Palais Garnier, 30 novembre
La création de cette production, en janvier 2022, avait eu les honneurs de la présence au pupitre de Gustavo Dudamel, qui faisait, à cette occasion, ses débuts dans la fosse du Palais Garnier (voir O. M. n° 180 p. 46 de mars 2022). Pour cette première reprise, Louis Langrée, venu en voisin de l’Opéra-Comique, dont il est le nouveau patron, prend le relais.
Si l’Orchestre de l’Opéra National de Paris paraît bien moins discipliné – et c’est un euphémisme – que sous la baguette de son nouveau directeur musical, l’alliage, chez le chef français, de science et d’instinct mozartiens confère à la partition le relief que lui refusait la battue trop lisse de son cadet vénézuélien. Justesse des tempi et des accents : même sans se hisser au degré de folie espéré, la scène prend enfin vie.
Et il n’en fallait pas moins pour soutenir un plateau plutôt bancal. L’italien messied à Sophie Koch, qui prend sans doute, en Marcellina dépourvue de mordant, une forme de pause, avant sa première Isolde, en février, au Capitole de Toulouse. Le Basilio d’Éric Huchet n’est guère plus probant sur le plan vocal, mais sa vis comica le place à la même hauteur que le Bartolo de James Creswell, dont l’air est enlevé avec panache.

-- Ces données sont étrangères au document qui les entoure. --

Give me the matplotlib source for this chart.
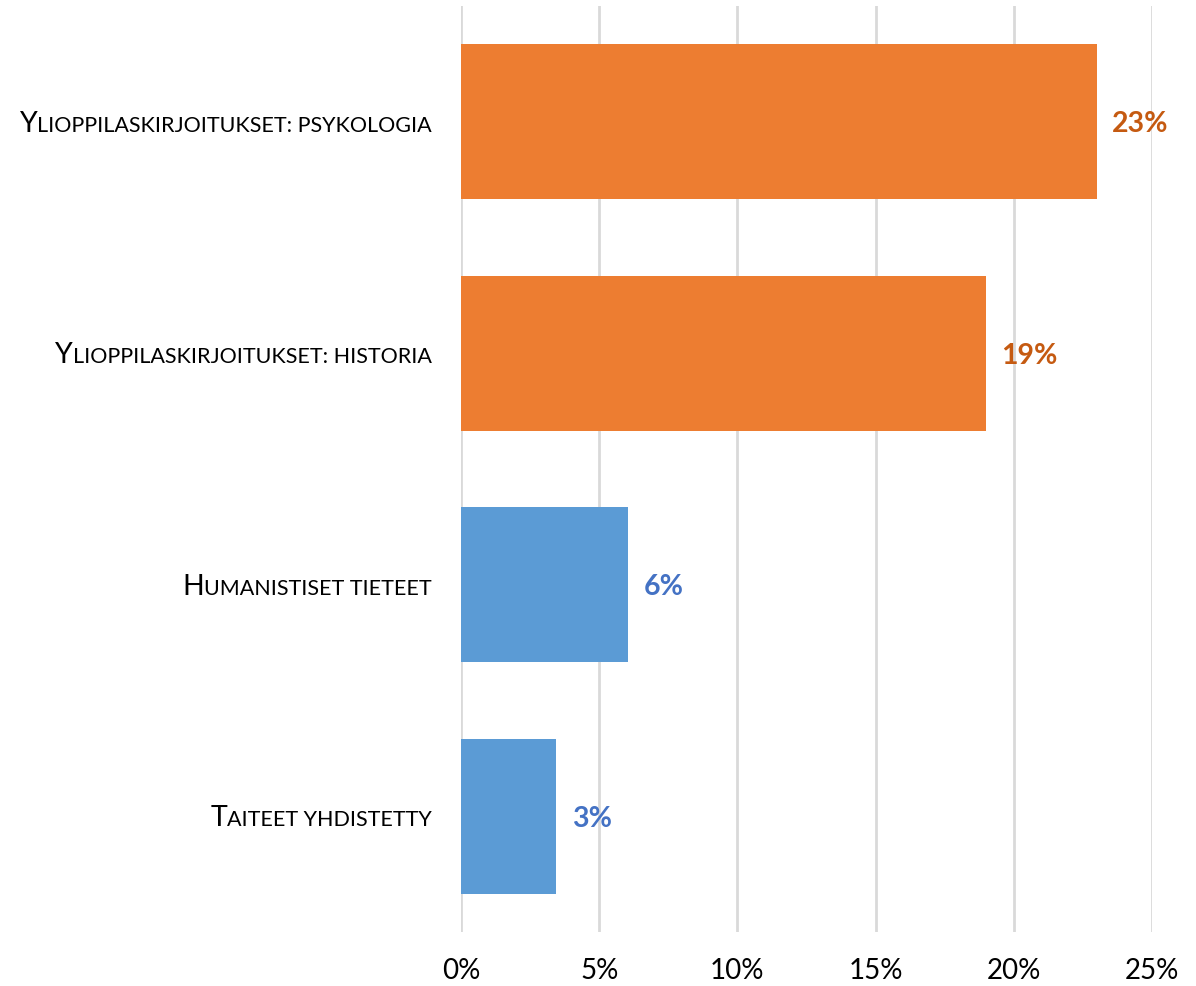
import matplotlib
matplotlib.use("Agg")
import matplotlib.pyplot as plt
import matplotlib.transforms as mtransforms
from matplotlib.ticker import FuncFormatter

categories = ["Ylioppilaskirjoitukset: psykologia",
              "Ylioppilaskirjoitukset: historia",
              "Humanistiset tieteet",
              "Taiteet yhdistetty"]
values = [23.0, 19.0, 6.05, 3.45]
value_labels = ["23%", "19%", "6%", "3%"]
bar_colors = ["#ED7D31", "#ED7D31", "#5B9BD5", "#5B9BD5"]
label_colors = ["#C55A11", "#C55A11", "#4472C4", "#4472C4"]
xticks = [0, 5, 10, 15, 20, 25]

FONT = "Lato"
W, H = 1196, 987
fig = plt.figure(figsize=(W / 100, H / 100), dpi=100)
ax = fig.add_axes([461 / W, 1 - 933 / H, (1152 - 461) / W, (933 - 7) / H])

ypos = list(range(len(categories)))
ax.barh(ypos, values, height=0.67, color=bar_colors, zorder=3)
ax.set_ylim(len(categories) - 0.5, -0.5)
ax.set_xlim(0, 25)
ax.set_xticks(xticks)
ax.xaxis.set_major_formatter(FuncFormatter(lambda v, p: f"{int(v)}%"))
ax.tick_params(axis="x", length=0, pad=18, labelsize=20, labelcolor="#000000")
for lab in ax.get_xticklabels():
    lab.set_fontfamily(FONT)
ax.set_yticks([])
for s in ax.spines.values():
    s.set_visible(False)
ax.grid(axis="x", color="#D9D9D9", linewidth=2, zorder=0)
ax.set_axisbelow(True)

# value labels
for i, (v, t, c) in enumerate(zip(values, value_labels, label_colors)):
    ax.annotate(t, xy=(v, i), xytext=(11, -1), textcoords="offset points",
                ha="left", va="center", fontsize=20.5, fontweight="bold",
                color=c, family=FONT, zorder=4)

# small-caps category labels
renderer = fig.canvas.get_renderer()
blend = mtransforms.blended_transform_factory(ax.transAxes, ax.transData)
big, small = 20.5, 15.5
right_px = -29
for i, cat in enumerate(categories):
    pieces = []
    cur = ""
    cur_big = None
    for ch in cat:
        is_big = ch.isupper()
        if cur_big is None or is_big == cur_big:
            cur += ch
            cur_big = is_big
        else:
            pieces.append((cur, cur_big))
            cur = ch
            cur_big = is_big
    pieces.append((cur, cur_big))
    texts = []
    widths = []
    for s, b in pieces:
        t = ax.text(0, i, s.upper(), fontsize=big if b else small, family=FONT,
                    ha="left", va="baseline", color="#000000", transform=blend)
        texts.append(t)
        widths.append(t.get_window_extent(renderer).width)
    total = sum(widths)
    x = right_px - total
    for t, w in zip(texts, widths):
        t.set_transform(mtransforms.offset_copy(blend, fig=fig, x=x * 72 / 100,
                                                y=-9 * 72 / 100, units="points"))
        x += w

fig.savefig("out.png", dpi=100)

Annoncée souffrante, Jeanine De Bique l’est très manifestement, puisque son soprano, ailleurs pimpant, se trouve réduit à une tête d’épingle, dès lors quasi imperceptible, à l’exception de quelques raucités, dans le tiers inférieur du registre de Susanna. Et Rachel Frenkel, moins légère, certes, que Lea Desandre, en janvier dernier, n’a pas le quart de la moitié du charme de son Cherubino.
Dans le désert actuel des titulaires pour la Comtesse, rôle assurément parmi les plus délicats du répertoire, Miah Persson parvient à tirer son épingle du jeu, grâce à une tenue de la ligne et de l’intonation qui compense un timbre que le passage des ans, en patinant la délicieuse fraîcheur de sa jeunesse haendélienne, a rendu assez commun.
Reconduit en Figaro après avoir sauvé, quasi in extremis, la première série de représentations, Luca Pisaroni n’a pas retrouvé son aigu, mais prodigue le plaisir d’un italien authentique – même quand, comme c’est le cas, ce soir, il lui arrive de sembler un peu las.
S’il a pour désavantage de succéder à Peter Mattei qui, malgré le sort que la mise en scène fait subir au Comte, #MeToo patenté, dominait les débats, Gerald Finley n’en est pas moins admirable, dans son grand air surtout, où l’art du diseur, autant que du chanteur, porte la tension à son comble.
Le spectacle de Netia Jones, enfin, se laisse revoir sans déplaisir, délivrant sans détour, mais ni éclat, ni fantaisie, son message féministe, dans un cadre moderne, mais pas trop. Assez neutre, en somme, pour être la page blanche sur laquelle s’inscriront les distributions appelées à s’y succéder.